Winston hit the ground running, completing 25 of 27 tosses and five total TDs in a 41-17 victory Pittsburgh. This would serve notice to the college football world as FSU would take an undefeated 13-0 record into the 2014 BCS National Championship Game vs Auburn. On his 20th birthday, Jameis led the Seminoles to a 34-31 victory, throwing for 235 yards and two TD passes including the game-winner with only 0:13 remaining to secure the title as a freshman. The first year starter led the ACC in passing with 4,057 yards and 40 TDs (both conference freshman records). And to add the cherry to the sundae, he became only the second freshman and the youngest in history to win the coveted Heisman Trophy. He would continue his winning ways by leading FSU to a second 13-0 undefeated regular season before losing to Oregon in the 2014 Rose Bowl thus finishing his collegiate career with a 26-1 mark.
After foregoing his final two years of eligibility, Winston was the first player selected in the 2015 NFL Draft by the Tampa Bay Buccaneers. This represented the fourth Black quarterback taken with the draft’s first pick (Kyler Murray was taken 1st in the most recent 2019 NFL Draft to become the 5th).Although he experienced a somewhat roller coaster level of success as a professional signal caller, the Alabama native is the first QB in NFL history to pass for over 4,000 yards in his first two seasons in the league.
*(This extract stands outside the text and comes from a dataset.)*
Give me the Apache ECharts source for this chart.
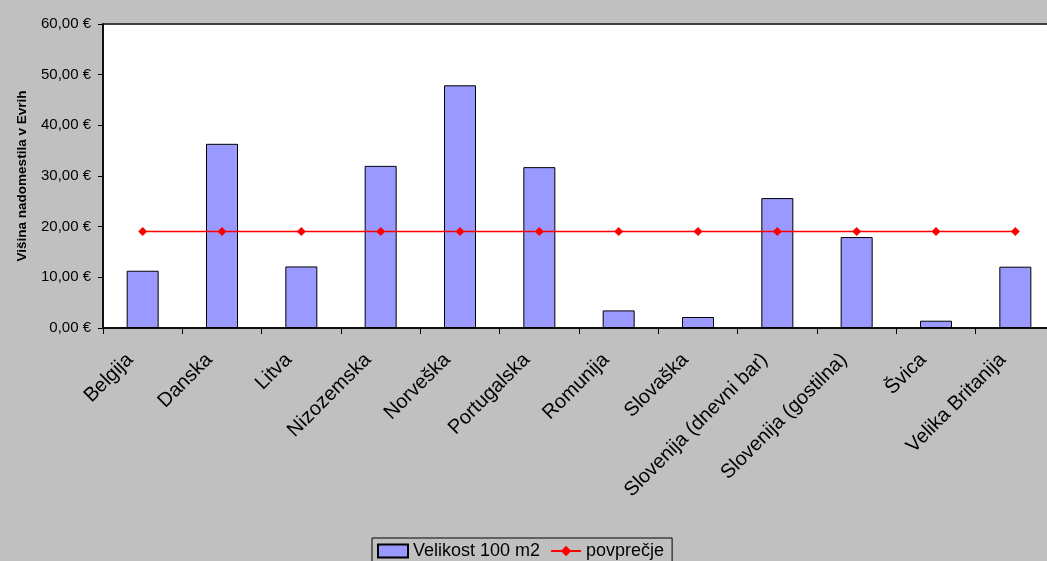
<!DOCTYPE html>
<html>
<head>
<meta charset="utf-8">
<script src="https://cdn.jsdelivr.net/npm/echarts@6/dist/echarts.min.js"></script>
<style>
html,body{margin:0;padding:0;background:#C0C0C0;}
#chart{width:1047px;height:561px;}
</style>
</head>
<body>
<div id="chart"></div>
<script>
const categories = ['Belgija','Danska','Litva','Nizozemska','Norveška','Portugalska','Romunija','Slovaška','Slovenija (dnevni bar)','Slovenija (gostilna)','Švica','Velika Britanija'];
const sizeValues = [11.3, 36.35, 12.15, 32.0, 47.9, 31.75, 3.47, 2.17, 25.64, 17.95, 1.44, 12.1];
const averageValues = [19.05, 19.05, 19.05, 19.05, 19.05, 19.05, 19.05, 19.05, 19.05, 19.05, 19.05, 19.05];
const seriesNames = ['Velikost 100 m2', 'povprečje'];
const yAxisTitle = 'Višina nadomestila v Evrih';

const chart = echarts.init(document.getElementById('chart'), null, {renderer: 'canvas'});
const font = 'Liberation Sans, Arial, sans-serif';
chart.setOption({
  backgroundColor: '#C0C0C0',
  animation: false,
  textStyle: {fontFamily: font, color: '#000'},
  grid: {
    left: 103, width: 952, top: 24, height: 304,
    outerBoundsMode: 'none',
    show: true, backgroundColor: '#FFFFFF', borderColor: '#404040', borderWidth: 2,
    containLabel: false
  },
  legend: {
    left: 372, top: 538,
    data: [{name: seriesNames[0], icon: 'rect'}, {name: seriesNames[1]}],
    itemWidth: 30, itemHeight: 13, itemGap: 10,
    padding: [4, 8, 4, 5],
    borderColor: '#000', borderWidth: 1,
    backgroundColor: '#C0C0C0',
    textStyle: {fontSize: 18, fontFamily: font, color: '#000'}
  },
  xAxis: {
    type: 'category',
    data: categories,
    boundaryGap: true,
    axisLine: {lineStyle: {color: '#000', width: 1.5}},
    axisTick: {show: true, length: 6, lineStyle: {color: '#000'}},
    axisLabel: {rotate: 45, fontSize: 20, color: '#000', margin: 16, interval: 0, fontFamily: font, padding: [0, 18, 0, 0]},
    splitLine: {show: false}
  },
  yAxis: {
    type: 'value',
    min: 0, max: 60, interval: 10,
    name: yAxisTitle,
    nameLocation: 'middle',
    nameGap: 74,
    nameTextStyle: {fontSize: 13.5, fontWeight: 'bold', color: '#000', fontFamily: font},
    axisLine: {show: true, lineStyle: {color: '#000', width: 1.5}},
    axisTick: {show: true, length: 5, lineStyle: {color: '#000'}},
    axisLabel: {
      fontSize: 15, color: '#000', margin: 12, fontFamily: font,
      formatter: v => v.toFixed(2).replace('.', ',') + ' €'
    },
    splitLine: {show: false}
  },
  series: [
    {
      name: seriesNames[0],
      type: 'bar',
      data: sizeValues,
      barWidth: 32,
      itemStyle: {color: '#9999FF', borderColor: '#000', borderWidth: 1}
    },
    {
      name: seriesNames[1],
      type: 'line',
      data: averageValues,
      symbol: 'diamond',
      symbolSize: 9,
      lineStyle: {color: '#FF0000', width: 1.3},
      itemStyle: {color: '#FF0000'}
    }
  ]
});
</script>
</body>
</html>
In 2016, Winston led the Bucs to their first winning season in six years and the following year became the second youngest field general to reach the 10,000 career yardage plateau in league history.
At press time, New Orleans Saints reserve quarterback Teddy Bridgewater was taking snaps as the starter, leading his team to five consecutive victories spelling injured star Drew Brees, Drafted by the Minnesota Vikings with the 32nd pick of the 2014 NFL Draft out of Louisville, Bridgewater suffered a career threatened non-contact ACL injury in 2016. Following a brief stint with the New York Jets, the Miami native was traded to the Saints in 2018 and is currently working under a one-year contractual agreement with New Orleans.